Stated goal: Search the material for the string "draw", then report how many lines hold it, with no other text.

## start Supplied material

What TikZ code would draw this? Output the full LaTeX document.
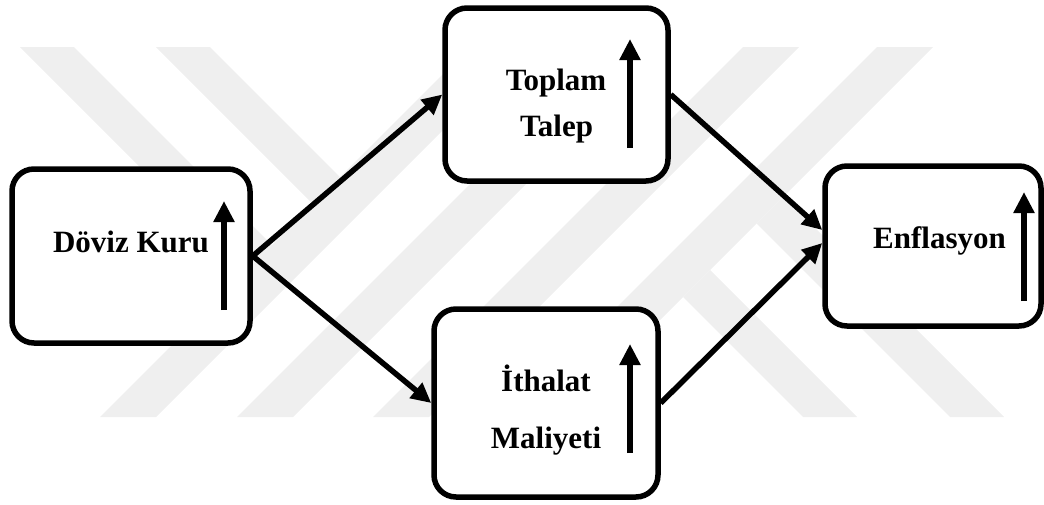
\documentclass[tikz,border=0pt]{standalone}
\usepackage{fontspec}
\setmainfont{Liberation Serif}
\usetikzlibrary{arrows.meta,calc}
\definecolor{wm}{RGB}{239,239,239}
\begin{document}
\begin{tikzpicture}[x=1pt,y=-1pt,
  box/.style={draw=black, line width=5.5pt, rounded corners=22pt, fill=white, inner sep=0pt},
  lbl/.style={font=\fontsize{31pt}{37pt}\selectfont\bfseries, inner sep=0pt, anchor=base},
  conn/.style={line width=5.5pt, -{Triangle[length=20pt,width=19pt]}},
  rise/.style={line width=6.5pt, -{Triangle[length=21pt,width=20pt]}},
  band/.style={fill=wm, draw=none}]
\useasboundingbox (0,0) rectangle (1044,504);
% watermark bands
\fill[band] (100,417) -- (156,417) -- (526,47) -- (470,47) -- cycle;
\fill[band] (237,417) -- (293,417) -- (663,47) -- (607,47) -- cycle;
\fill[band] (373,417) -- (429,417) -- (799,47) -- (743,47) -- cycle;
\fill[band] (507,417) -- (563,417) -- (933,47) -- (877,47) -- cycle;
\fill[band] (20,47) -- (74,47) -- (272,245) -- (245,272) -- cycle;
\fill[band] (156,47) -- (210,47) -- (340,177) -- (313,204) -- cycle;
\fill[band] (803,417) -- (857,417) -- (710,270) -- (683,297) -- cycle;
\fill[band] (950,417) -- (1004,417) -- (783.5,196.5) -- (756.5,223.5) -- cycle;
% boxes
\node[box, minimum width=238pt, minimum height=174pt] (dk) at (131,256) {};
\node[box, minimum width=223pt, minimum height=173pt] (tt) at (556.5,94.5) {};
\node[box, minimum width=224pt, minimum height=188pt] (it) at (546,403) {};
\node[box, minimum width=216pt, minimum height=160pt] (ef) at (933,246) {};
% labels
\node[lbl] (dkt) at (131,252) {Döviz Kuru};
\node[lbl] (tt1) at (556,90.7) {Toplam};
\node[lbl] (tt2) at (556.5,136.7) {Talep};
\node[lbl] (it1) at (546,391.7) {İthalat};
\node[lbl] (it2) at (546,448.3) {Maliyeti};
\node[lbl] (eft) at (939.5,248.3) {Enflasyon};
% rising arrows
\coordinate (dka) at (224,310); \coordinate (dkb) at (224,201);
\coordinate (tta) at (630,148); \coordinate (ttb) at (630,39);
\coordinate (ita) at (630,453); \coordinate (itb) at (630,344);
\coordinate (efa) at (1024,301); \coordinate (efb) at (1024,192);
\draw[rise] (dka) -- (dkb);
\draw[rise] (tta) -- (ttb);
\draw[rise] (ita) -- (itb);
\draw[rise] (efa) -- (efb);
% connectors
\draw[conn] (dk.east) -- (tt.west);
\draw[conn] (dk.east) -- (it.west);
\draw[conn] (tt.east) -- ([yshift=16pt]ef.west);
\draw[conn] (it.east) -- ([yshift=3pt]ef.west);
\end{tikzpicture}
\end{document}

## end Supplied material

Output below: 11